The use of separate discs entail unpleasant labor in interchanging
them, which would be too much of an annoyance for the set owner
who purchases his equipment.
However, the new Fries system overcomes all these difficulties.
Radiovisors using this method have already been produced commercially.
The simplest, intended for the present transmissions by English
and German broadcasters, have two picture windows and two rows
of holes in the disc; the regular glow lamp is used. The holes
for the English transmissions are on radii midway between those
for the German; since there are thirty of each; but the pitch
of the spirals is different. Only one glow lamp is required.
To prevent the two sets of holes from causing optical interference,
a special disc is used to cover one of them. It has a set of
30 slits, and may be turned on the axis of the main scanning
disc to uncover one or the other spiral; it is then clamped
tightly to the main disc. The English image, received sideways
at the top of the disc, is made to appear right-side-up by the
use of mirrors.
Four Discs Required
However, the inventor has carried his idea to the point of
making it possible to receive transmissions on other systems,
with holes of different numbers and different sizes. He accomplishes
this, as shown in Fig. 2, by the use of four discs - two pairs
of which are alike. Two of these have spiral slits and two have
radial slits; the latter pair 20 each, presumably the least
number of pictorial lines which will afford an image.

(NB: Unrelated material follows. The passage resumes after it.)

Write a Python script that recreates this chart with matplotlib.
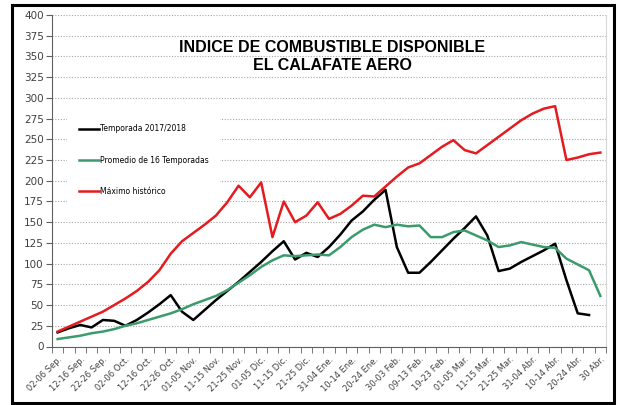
import numpy as np
import matplotlib
matplotlib.use("Agg")
import matplotlib.pyplot as plt
from matplotlib.patches import Rectangle

# etiquetas del eje x (una cada dos periodos de 5 dias)
etiquetas = ["02-06 Sep.", "12-16 Sep.", "22-26 Sep.", "02-06 Oct.", "12-16 Oct.",
             "22-26 Oct.", "01-05 Nov.", "11-15 Nov.", "21-25 Nov.", "01-05 Dic.",
             "11-15 Dic.", "21-25 Dic.", "31-04 Ene.", "10-14 Ene.", "20-24 Ene.",
             "30-03 Feb.", "09-13 Feb.", "19-23 Feb.", "01-05 Mar.", "11-15 Mar.",
             "21-25 Mar.", "31-04 Abr.", "10-14 Abr.", "20-24 Abr.", "30 Abr."]

temporada = [17, 22, 26, 23, 32, 31, 25, 32, 41, 51, 62, 42, 32, 44, 56, 67, 78,
             90, 102, 115, 127, 105, 113, 108, 120, 135, 152, 163, 177, 189, 120,
             89, 89, 102, 116, 130, 143, 157, 134, 91, 94, 102, 109, 116, 124, 80,
             40, 38]

promedio = [9, 11, 13, 16, 18, 21, 25, 28, 32, 36, 40, 45, 51, 56, 61, 68, 77,
            86, 96, 104, 110, 109, 110, 111, 110, 120, 132, 141, 147, 144, 147,
            145, 146, 132, 132, 138, 140, 134, 128, 120, 122, 126, 123, 120, 119,
            106, 99, 92, 61]

maximo = [18, 24, 30, 36, 42, 50, 58, 67, 78, 92, 112, 127, 137, 147, 158, 174,
          194, 180, 198, 132, 175, 150, 158, 174, 154, 160, 170, 182, 181, 193,
          205, 216, 221, 231, 241, 249, 237, 233, 243, 253, 263, 273, 281, 287,
          290, 225, 228, 232, 234]

n = len(maximo)
x = np.arange(n)

fig = plt.figure(figsize=(6.2, 4.05), dpi=100)
ax = fig.add_axes([52/620, 1-346.5/405, (606-52)/620, (346.5-15)/405])

ax.plot(x[:len(temporada)], temporada, color="black", lw=1.8, label="Temporada 2017/2018")
ax.plot(x, promedio, color="#3c9b6c", lw=1.8, label="Promedio de 16 Temporadas")
ax.plot(x, maximo, color="#e41b1f", lw=1.8, label="Máximo histórico")

ax.set_xlim(-0.5, n-0.5)
ax.set_ylim(0, 400)
ax.set_yticks(np.arange(0, 401, 25))
ax.yaxis.grid(True, color="#a8a8a8", ls=(0, (1, 1.5)), lw=0.8)
ax.set_axisbelow(True)

# etiquetas en los periodos pares, marcas en los limites de cada periodo
ax.set_xticks(x[::2])
ax.set_xticklabels(etiquetas, rotation=45, ha="right", va="top",
                   rotation_mode="anchor", fontsize=6, color="#404040")
ax.set_xticks(np.arange(-0.5, n, 1), minor=True)
ax.tick_params(axis="x", which="major", length=0, pad=6)
ax.tick_params(axis="x", which="minor", length=4, color="#606060", direction="out")
ax.tick_params(axis="y", length=4, color="#606060", labelsize=7.5, labelcolor="#404040", pad=2)

ax.spines["top"].set_visible(False)
ax.spines["right"].set_color("#d8d8d8")
ax.spines["left"].set_color("#606060")
ax.spines["bottom"].set_color("#606060")

ax.text(0.5 + 3/554, 0.925, "INDICE DE COMBUSTIBLE DISPONIBLE\nEL CALAFATE AERO",
        transform=ax.transAxes, ha="center", va="top", fontsize=11.5,
        fontweight="bold", family="Liberation Sans", linespacing=1.3)

leg = ax.legend(loc="upper left", bbox_to_anchor=(0.021, 0.716), fontsize=5.5,
                frameon=True, facecolor="white", edgecolor="none", framealpha=1,
                fancybox=False, handlelength=2.6, handletextpad=0.15,
                labelspacing=2.9, borderpad=1.5)

# marco negro alrededor de la figura
fig.patches.append(Rectangle((12/620, 2/405), 602/620, 398/405, transform=fig.transFigure,
                             fill=False, edgecolor="black", lw=2.2))

fig.savefig("out.png", dpi=100)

One disc of each pair is keyed to the axle, while the other
may be turned, as before, to open or close the slits, before
clamping it to its mate. The result is, that the holes apparently
produced by the passing of a radial slit over a spiral slit
may be made of any size suited to the image being received.

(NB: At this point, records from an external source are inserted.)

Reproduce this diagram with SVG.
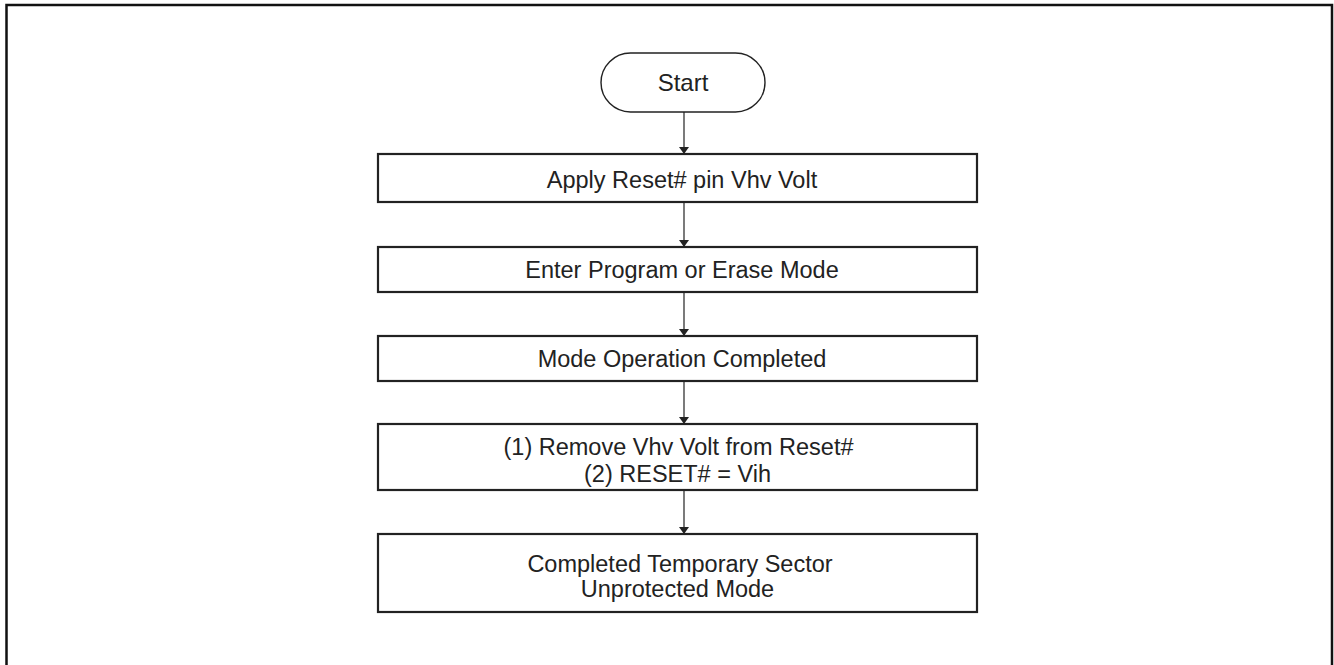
<svg xmlns="http://www.w3.org/2000/svg" width="1334" height="665" viewBox="0 0 1334 665">
<style>
.box{fill:#fff;stroke:#222;stroke-width:2.2}
.term{fill:#fff;stroke:#222;stroke-width:1.4}
.t{font-family:"Liberation Sans",Arial,sans-serif;font-size:23.5px;fill:#222;text-anchor:middle}
.c{stroke:#222;stroke-width:1.2;fill:none}
</style>
<defs>
<marker id="ah" markerWidth="7" markerHeight="10" refX="6" refY="5" orient="auto" markerUnits="userSpaceOnUse" viewBox="0 0 7 10">
<path d="M0,0 L7,5 L0,10 Z" fill="#222" transform="translate(0,0)"/>
</marker>
</defs>
<rect width="1334" height="665" fill="#fff"/>
<path d="M6.5,670 V5 H1332 V670" fill="none" stroke="#111" stroke-width="2.5"/>
<g id="connectors">
<line class="c" x1="684" y1="112" x2="684" y2="153" marker-end="url(#ah)"/>
<line class="c" x1="684" y1="203" x2="684" y2="246" marker-end="url(#ah)"/>
<line class="c" x1="684" y1="293" x2="684" y2="335" marker-end="url(#ah)"/>
<line class="c" x1="684" y1="382" x2="684" y2="423" marker-end="url(#ah)"/>
<line class="c" x1="684" y1="491" x2="684" y2="533" marker-end="url(#ah)"/>
</g>
<g id="start">
<rect class="term" x="601" y="53" width="164" height="59" rx="29.5" ry="29.5"/>
<text class="t" x="683" y="90.5" style="font-size:24px">Start</text>
</g>
<g id="apply">
<rect class="box" x="378" y="154" width="599" height="48"/>
<text class="t" x="682" y="188.3">Apply Reset# pin Vhv Volt</text>
</g>
<g id="enter">
<rect class="box" x="378" y="247" width="599" height="45"/>
<text class="t" x="682" y="278.3">Enter Program or Erase Mode</text>
</g>
<g id="modeop">
<rect class="box" x="378" y="336" width="599" height="45"/>
<text class="t" x="682" y="367.3">Mode Operation Completed</text>
</g>
<g id="remove">
<rect class="box" x="378" y="424" width="599" height="66"/>
<text class="t" x="678.5" y="455">(1) Remove Vhv Volt from Reset#</text>
<text class="t" x="677.5" y="482">(2) RESET# = Vih</text>
</g>
<g id="completed">
<rect class="box" x="378" y="534" width="599" height="78"/>
<text class="t" x="680" y="572">Completed Temporary Sector</text>
<text class="t" x="677.5" y="597">Unprotected Mode</text>
</g>
</svg>
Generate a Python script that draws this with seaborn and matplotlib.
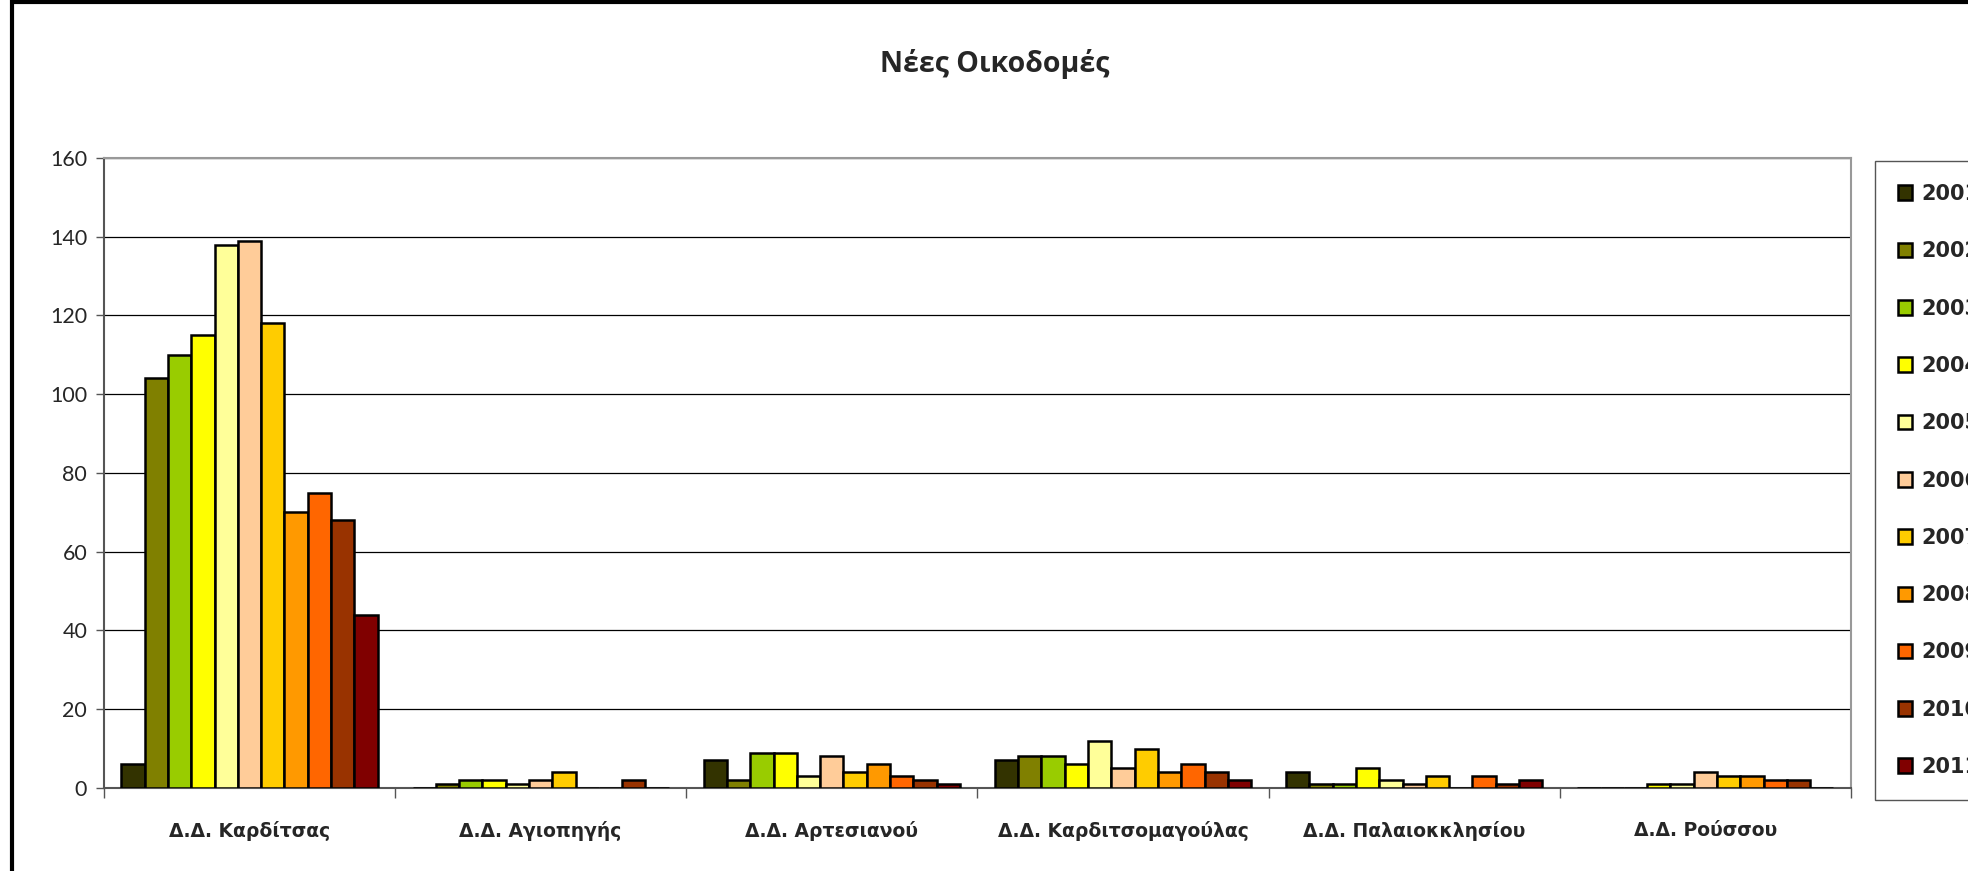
import numpy as np
import pandas as pd
import matplotlib
matplotlib.use('Agg')
import matplotlib.pyplot as plt
import seaborn as sns
from matplotlib.patches import Rectangle

# data
areas = ['Δ.Δ. Καρδίτσας', 'Δ.Δ. Αγιοπηγής', 'Δ.Δ. Αρτεσιανού',
         'Δ.Δ. Καρδιτσομαγούλας', 'Δ.Δ. Παλαιοκκλησίου', 'Δ.Δ. Ρούσσου']
years = ['2001', '2002', '2003', '2004', '2005', '2006',
         '2007', '2008', '2009', '2010', '2011']
karditsa = [6, 104, 110, 115, 138, 139, 118, 70, 75, 68, 44]
agiopigi = [0, 1, 2, 2, 1, 2, 4, 0, 0, 2, 0]
artesiano = [7, 2, 9, 9, 3, 8, 4, 6, 3, 2, 1]
karditsomagoula = [7, 8, 8, 6, 12, 5, 10, 4, 6, 4, 2]
palaiokklisi = [4, 1, 1, 5, 2, 1, 3, 0, 3, 1, 2]
roussos = [0, 0, 0, 1, 1, 4, 3, 3, 2, 2, 0]
colors = ['#333300', '#808000', '#99CC00', '#FFFF00', '#FFFF99', '#FFCC99',
          '#FFCC00', '#FF9900', '#FF6600', '#993300', '#800000']

series = [karditsa, agiopigi, artesiano, karditsomagoula, palaiokklisi, roussos]
rows = []
for area, vals in zip(areas, series):
    for y, v in zip(years, vals):
        rows.append({'area': area, 'year': y, 'value': v})
df = pd.DataFrame(rows)

sns.set_style('white')
plt.rcParams['font.family'] = ['DejaVu Sans']

fig = plt.figure(figsize=(19.68, 8.71), dpi=100)
ax = fig.add_axes([0.0528, 0.0953, 0.8877, 0.7233])

sns.barplot(data=df, x='area', y='value', hue='year', palette=colors,
            width=0.88, edgecolor='black', linewidth=1.8, errorbar=None,
            saturation=1, ax=ax, zorder=3)

ax.set_ylim(0, 160)
ax.set_xlim(-0.5, 5.5)
ax.set_yticks(range(0, 161, 20))
ax.yaxis.grid(True, color='black', linewidth=0.9, zorder=0)
ax.set_axisbelow(True)
ax.set_xlabel('')
ax.set_ylabel('')
ax.tick_params(axis='y', length=6, width=1, direction='out',
               left=True, color='#555555', pad=6)
for lab in ax.get_yticklabels():
    lab.set_fontsize(15.5)
    lab.set_family(['Lato', 'DejaVu Sans'])
ax.tick_params(axis='x', which='major', length=0, pad=24)
ax.set_xticks(np.arange(-0.5, 6.0, 1.0), minor=True)
ax.tick_params(axis='x', which='minor', length=7, width=1, direction='out',
               bottom=True, color='#555555')
for lab in ax.get_xticklabels():
    lab.set_fontsize(13.5)
    lab.set_fontweight('bold')

for side in ['left', 'bottom']:
    ax.spines[side].set_color('#555555')
    ax.spines[side].set_linewidth(1.5)
for side in ['top', 'right']:
    ax.spines[side].set_color('#999999')
    ax.spines[side].set_linewidth(1.5)

handles, labels = ax.get_legend_handles_labels()
ax.legend(handles, labels, loc='upper left', bbox_to_anchor=(0.9527, 0.815),
          bbox_transform=fig.transFigure, borderaxespad=0, frameon=True,
          fancybox=False, edgecolor='#555555', framealpha=1,
          prop={'weight': 'bold', 'size': 15},
          labelspacing=1.79, handlelength=0.7, handleheight=0.7,
          handletextpad=0.45, borderpad=1.1)

fig.text(0.5055, 0.927, 'Νέες Οικοδομές', ha='center', va='center',
         fontsize=20.5, fontweight='bold', family=['Open Sans', 'DejaVu Sans'])

# outer chart border (top and left visible)
fig.patches.append(Rectangle((12 / 1968, -0.1), 1.2, 1.1 - 2.5 / 871,
                             transform=fig.transFigure, fill=False,
                             edgecolor='black', linewidth=3, clip_on=False))

fig.savefig('out.png', dpi=100)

The spiral discs turn once while each frame of the image is
being scanned the radial discs are rotated by a separate shaft,
at a speed sufficient to provide the necessary number of lines
in each frame.
For instance, in the case of the German and English transmissions,
the spiral discs revolve 12 1/2 times a second; but since the
number of lines in the received images is 375, the 20-line radial
discs must turn at the rate of 18 3/4 times a second, or 1125
R.P.M. The width of the slots is, necessarily, related to the
number of lines in the image: the more lines, the finer the
slots must be.
Fig. C - A commercial German televisor, on
the Mihaly system, as produced by the Telehor Company.
In the Fries system, it is necessary to synchronize the two
parts of the scanning system with each other, as well as with
the transmitter. The simplest method of coupling the pairs of
discs is by gears; but this would necessitate frequent gear
shifting. For that reason, two electric motors are connected
to vacuum-tube generators which modulate each other. As will
be seen, a good deal of complexity is bound up in the operation
of this device which, however, demonstrates a solution of the
problem of universal television.
In the endeavor to overcome the difficulties caused by the
low available light intensities, in practical television, Col.

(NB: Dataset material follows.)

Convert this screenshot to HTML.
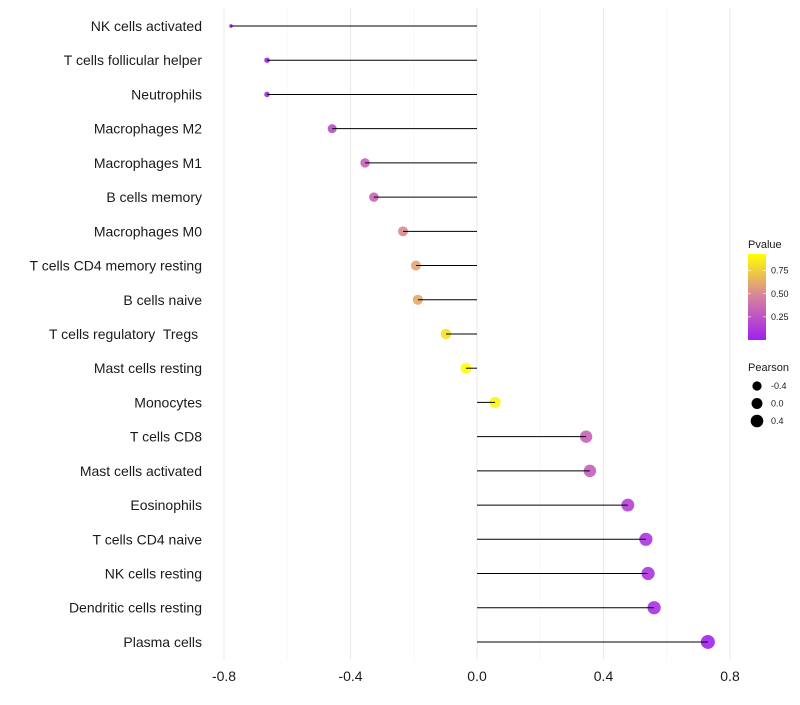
<!DOCTYPE html>
<html><head><meta charset="utf-8"><style>
body{margin:0;background:#fff;font-family:"Liberation Sans",sans-serif}
</style></head><body>
<svg id="c" width="800" height="700"></svg>
<script>
const categories=["NK cells activated","T cells follicular helper","Neutrophils","Macrophages M2","Macrophages M1","B cells memory","Macrophages M0","T cells CD4 memory resting","B cells naive","T cells regulatory  Tregs ","Mast cells resting","Monocytes","T cells CD8","Mast cells activated","Eosinophils","T cells CD4 naive","NK cells resting","Dendritic cells resting","Plasma cells"];
const pearson=[-0.778,-0.664,-0.664,-0.458,-0.354,-0.326,-0.234,-0.193,-0.187,-0.098,-0.035,0.057,0.345,0.357,0.477,0.534,0.541,0.560,0.730];
const pvalue=[0.01,0.03,0.03,0.22,0.32,0.34,0.5,0.6,0.62,0.82,0.95,0.9,0.32,0.3,0.17,0.1,0.1,0.08,0.02];
const xTicks=[-0.8,-0.4,0.0,0.4,0.8];
const xMinor=[-0.6,-0.2,0.2,0.6];
const legendP=[0.25,0.50,0.75];
const legendSize=[-0.4,0.0,0.4];
const NS="http://www.w3.org/2000/svg";
const svg=document.getElementById('c');
function mk(t,a,p){const e=document.createElementNS(NS,t);for(const k in a)e.setAttribute(k,a[k]);(p||svg).appendChild(e);return e;}
const X=v=>477+v*316.25;
const Y=i=>26+i*34.22;
const R=v=>v>-0.458?4.5+(v+0.458)*2.1:Math.max(1.5,1.8+(v+0.78)/0.322*2.7);
function lerp(a,b,t){return a.map((x,i)=>Math.round(x+(b[i]-x)*t));}
function col(p){const t=Math.max(0,Math.min(1,p/0.93));const c0=[160,32,240],c1=[214,128,160],c2=[255,255,0];
const c=t<0.5?lerp(c0,c1,t*2):lerp(c1,c2,(t-0.5)*2);return `rgb(${c})`;}
xMinor.forEach(v=>{const l=mk('line',{x1:X(v),x2:X(v),y1:8,y2:660,stroke:'#f4f4f4','stroke-width':0.6});
});
xTicks.forEach(v=>{const l=mk('line',{x1:X(v),x2:X(v),y1:8,y2:660,stroke:'#ebebeb','stroke-width':1.1});

const t=mk('text',{x:X(v),y:681,'text-anchor':'middle','font-size':14,fill:'#1a1a1a'});t.textContent=v.toFixed(1);
});
categories.forEach((c,i)=>{const t=mk('text',{x:202,y:Y(i)+5,'text-anchor':'end','font-size':14,fill:'#1a1a1a'});t.textContent=c;
t.setAttribute('xml:space','preserve');t.style.whiteSpace='pre';

const d=mk('circle',{cx:X(pearson[i]),cy:Y(i),r:R(pearson[i]),fill:col(pvalue[i]),'fill-opacity':0.9});

const l=mk('line',{x1:X(0),x2:X(pearson[i]),y1:Y(i),y2:Y(i),stroke:'#000','stroke-width':1});
});
let t=mk('text',{x:748,y:248,'font-size':11,fill:'#1a1a1a'});t.textContent='Pvalue';

const defs=mk('defs',{});const g=mk('linearGradient',{id:'gr',x1:0,y1:1,x2:0,y2:0},defs);
[0,0.25,0.5,0.75,1].forEach(o=>mk('stop',{offset:o,'stop-color':col(o*0.93)},g));
const bar=mk('rect',{x:748,y:254,width:18,height:86,fill:'url(#gr)'});

const PY=p=>340-p/0.93*86;
legendP.forEach(p=>{mk('line',{x1:748,x2:751,y1:PY(p),y2:PY(p),stroke:'#fff','stroke-width':0.6});mk('line',{x1:763,x2:766,y1:PY(p),y2:PY(p),stroke:'#fff','stroke-width':0.6});
const l=mk('text',{x:771,y:PY(p)+3,'font-size':9,fill:'#1a1a1a'});l.textContent=p.toFixed(2);
});
t=mk('text',{x:748,y:371,'font-size':11,fill:'#1a1a1a'});t.textContent='Pearson';

legendSize.forEach((v,i)=>{const y=386+i*17.5;const d=mk('circle',{cx:757,cy:y,r:R(v),fill:'#000'});

const l=mk('text',{x:771,y:y+3,'font-size':9,fill:'#1a1a1a'});l.textContent=v.toFixed(1);
});
</script>
</body></html>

Schildenfeld, an Austrian inventor, has patented the idea of
applying regeneration to a photocell system. It is well known
that the amount of light required for successful television
is often rather trying, to the subjects and, outside of laboratories,
it is seldom available. By this invention, the light impulses
are caused to modulate a light source which shines directly
back into the photoelectric cell.
Fig. 3 - Optical regeneration is produced
by flashing the impulses of the photo-cell back into it from
Many practical difficulties, of course, are yet to be solved,
including those of time-lag and possible optical "oscillation."
The idea is especially well suited to oscillograph work; but
it is being tested for its possibilities in television.